Google TPU and SiFive RISC-V Cores

Google TPU and SiFive RISC-V Cores
At least it won’t let those AI accelerators be designed by Arm.
After a tough 2023, the situation for RISC-V chip design company SiFive may be improving, as the company expects strong revenue growth driven by AI in 2024.
Google TPU and SiFive RISC-V Cores
Documents obtained by Bloomberg this week indicate that the second-generation processors designed for AI servers will help this Silicon Valley upstart rebound against the odds, at least that is what the company hopes.
Although Bloomberg did not specify which chip series was being discussed, “second-generation” could imply (not yet confirmed) that both parties will expand their collaboration to provide SiFive processor cores for Google’s Tensor Processing Units (TPU).
These AI accelerators from Google are currently in their fifth generation, originally designed to accelerate the processing of Google’s internal machine learning workloads. Recently, this search giant has begun to offer AI accelerators to the public for running its own AI training and inference tasks.

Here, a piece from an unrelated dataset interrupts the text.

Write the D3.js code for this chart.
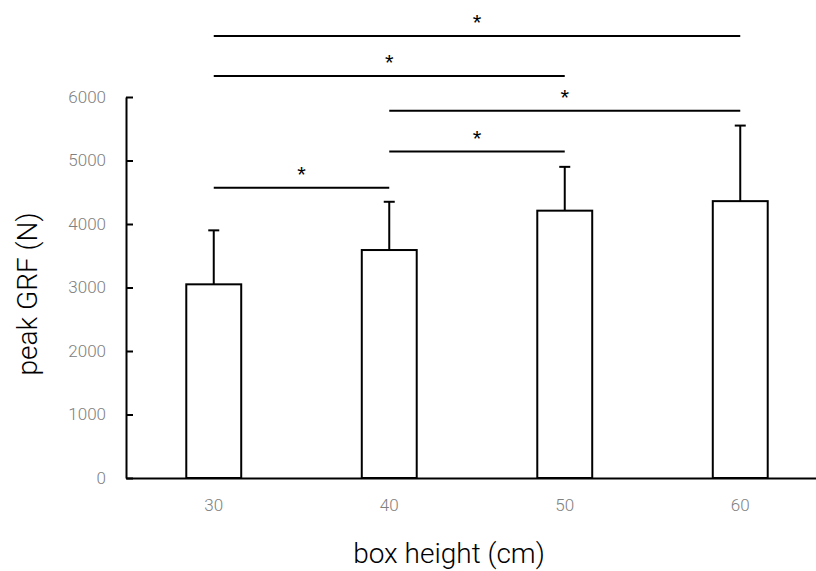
<!DOCTYPE html>
<html>
<head>
<meta charset="utf-8">
<script src="https://cdn.jsdelivr.net/npm/d3@7"></script>
<style>
  body { margin: 0; background: #fff; }
  svg { display: block; }
  .tick text { font-family: Roboto, "Liberation Sans", sans-serif; font-weight: 300; }
</style>
</head>
<body>
<div id="chart"></div>
<script>
// box heights and their peak ground reaction forces
var heights = ["30", "40", "50", "60"];
var meanGRF = [3050, 3590, 4210, 4360];
var upperSD = [3900, 4350, 4900, 5550];
var yTicks = [0, 1000, 2000, 3000, 4000, 5000, 6000];

// significance brackets: from, to, level (N)
var sigFrom = ["30", "30", "40", "40", "30"];
var sigTo = ["60", "50", "60", "50", "40"];
var sigLevel = [6960, 6330, 5785, 5140, 4570];

var width = 816, height = 571;
var plotLeft = 126, plotBottom = 478, plotTop = 97;

var svg = d3.select("#chart")
  .append("svg")
  .attr("width", width)
  .attr("height", height);

var x = d3.scaleBand()
  .domain(heights)
  .range([plotLeft, plotLeft + 4 * 175.5])
  .paddingInner(0.687)
  .paddingOuter(0.3435);

var y = d3.scaleLinear()
  .domain([0, 6000])
  .range([plotBottom, plotTop]);

var cx = function (h) { return x(h) + x.bandwidth() / 2; };

// y axis, ticks pointing inward
var yAxis = svg.append("g")
  .attr("transform", "translate(" + plotLeft + ",0)")
  .call(d3.axisRight(y).tickValues(yTicks).tickSize(7).tickSizeOuter(0).tickFormat(d3.format("d")));
yAxis.select(".domain").attr("stroke", "#000").attr("stroke-width", 2);
yAxis.selectAll(".tick line").attr("stroke", "#000").attr("stroke-width", 2);
yAxis.selectAll(".tick text")
  .attr("x", -20)
  .attr("text-anchor", "end")
  .attr("fill", "#808080")
  .style("font-size", "17px");

// error bars
var err = svg.append("g");
heights.forEach(function (h, i) {
  err.append("line")
    .attr("x1", cx(h)).attr("x2", cx(h))
    .attr("y1", y(meanGRF[i])).attr("y2", y(upperSD[i]))
    .attr("stroke", "#000").attr("stroke-width", 2);
  err.append("line")
    .attr("x1", cx(h) - 5.5).attr("x2", cx(h) + 5.5)
    .attr("y1", y(upperSD[i])).attr("y2", y(upperSD[i]))
    .attr("stroke", "#000").attr("stroke-width", 2);
});

// bars
svg.selectAll("rect.bar")
  .data(heights)
  .enter().append("rect")
  .attr("class", "bar")
  .attr("x", function (d) { return x(d); })
  .attr("y", function (d, i) { return y(meanGRF[i]); })
  .attr("width", x.bandwidth())
  .attr("height", function (d, i) { return plotBottom - y(meanGRF[i]); })
  .attr("fill", "#fff")
  .attr("stroke", "#000")
  .attr("stroke-width", 2);

// x axis
var xAxis = svg.append("g")
  .attr("transform", "translate(0," + plotBottom + ")")
  .call(d3.axisBottom(x).tickSize(0).tickSizeOuter(0));
xAxis.select(".domain").attr("stroke", "#000").attr("stroke-width", 2);
xAxis.selectAll(".tick text")
  .attr("y", 21)
  .attr("fill", "#808080")
  .style("font-size", "17px");

// significance lines and stars
var sig = svg.append("g");
sigLevel.forEach(function (lv, i) {
  var x1 = cx(sigFrom[i]), x2 = cx(sigTo[i]);
  sig.append("line")
    .attr("x1", x1).attr("x2", x2)
    .attr("y1", y(lv)).attr("y2", y(lv))
    .attr("stroke", "#000").attr("stroke-width", 2);
  sig.append("text")
    .attr("x", (x1 + x2) / 2)
    .attr("y", y(lv) - 6)
    .attr("text-anchor", "middle")
    .attr("fill", "#000")
    .style("font-family", "'Liberation Sans', sans-serif")
    .style("font-size", "22px")
    .text("*");
});

// axis titles
svg.append("text")
  .attr("x", 449)
  .attr("y", 563)
  .attr("text-anchor", "middle")
  .style("font-family", "Roboto, 'Liberation Sans', sans-serif")
  .style("font-weight", 300)
  .style("font-size", "28px")
  .text("box height (cm)");

svg.append("text")
  .attr("transform", "translate(37,294) rotate(-90)")
  .attr("text-anchor", "middle")
  .style("font-family", "Roboto, 'Liberation Sans', sans-serif")
  .style("font-weight", 300)
  .style("font-size", "28px")
  .text("peak GRF (N)");
</script>
</body>
</html>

As previously reported by the media, at least some of these accelerators are already using SiFive’s Intelligence X280 core as a co-processor to manage devices and feed the data that needs to be processed to Google’s Matrix Multiply Unit (MXU).
Besides Google’s use of these cores, we do not know if they have ever been deployed on a large scale, or if they were just implemented as experimental units. Google may be waiting for the second generation for broader deployment.
All we know is that last October, SiFive announced the launch of the successor to the X280, the X390, as well as the performance-optimized P870 core. The X390 may serve as the foundation for the aforementioned second-generation product.
The X390 is a 64-bit RISC-V processor core specifically designed to accelerate large vector instructions common in AI/machine learning workloads. It provides an instruction set similar to Intel’s AVX512. More importantly, this core features SiFive’s Vector Co-Processor Interface Extension (VCIX), which will enable it to integrate with Google’s MXU.
In any case, the above documents seem to indicate that SiFive’s licensing and patent revenue will rise significantly.
According to Bloomberg, SiFive currently expects sales of at least $241 million in 2024. This marks a significant turnaround for the company, which reported a net income of only $38.2 million in 2023, with an operating loss of $113 million that year.
Despite support from major chip manufacturers including Intel and Qualcomm, SiFive faces significant resistance in challenging rival Arm. Last October, this RISC-V CPU design company laid off 20% of its workforce during a corporate restructuring.
Meanwhile, at the national government level, RISC-V faces the predicament of U.S. lawmakers calling for restrictions on exports of RV designs to China.